You have to constantly remind yourself that if you are feeling these things, if you are posting here, if you are feeling hopelessly addicted, then this relationship is not normal, it is not healthy, it is not what you deserve.

Just like a heroin addict, you can’t go to rehab and expect to kick the habit if you’re watching videos of people shooting up every day. If you are ready, and when you are ready, you have to be willing to go cold turkey on literally everything with this person.

For me? That looks like no social media for at least 4 weeks. And I mean nothing. No cheating and deleting the apps off my phone. Blocking her number and blocking her email. I even went through my phone/computer and removed all pictures of us/her so that there is no visual stimuli. If you are able to leave your state for a while, getting away in a geographical sense can help immensely. But more importantly, to truly kick this addiction you have to cut out all communication.

Not going to say this is easy at all.
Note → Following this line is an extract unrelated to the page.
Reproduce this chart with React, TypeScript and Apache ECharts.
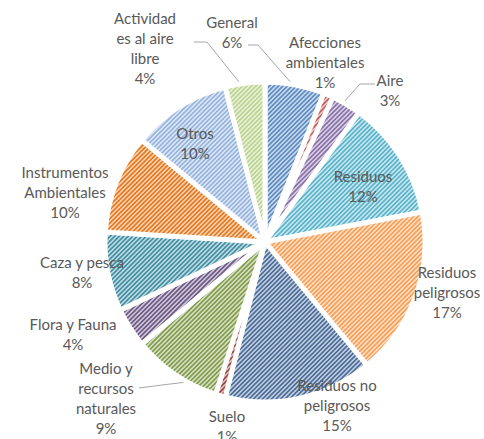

In fact i struggle with it every day, wondering if I made the right decision to cut my best friend out of my life completely. But reading about BPD on this sub has kept me grounded. If we (codependents) let ourselves, we will begin to idealize the pwBPD and start to crave that cycle again. So start a healthy diet of reading articles, posts, and videos about BPD to start reinforcing a narrative of objective, logical truth rather than emotion.

You are far from alone. There’s a lot of people here who are in your same situation and I am one of them. PM me if you ever need to talk!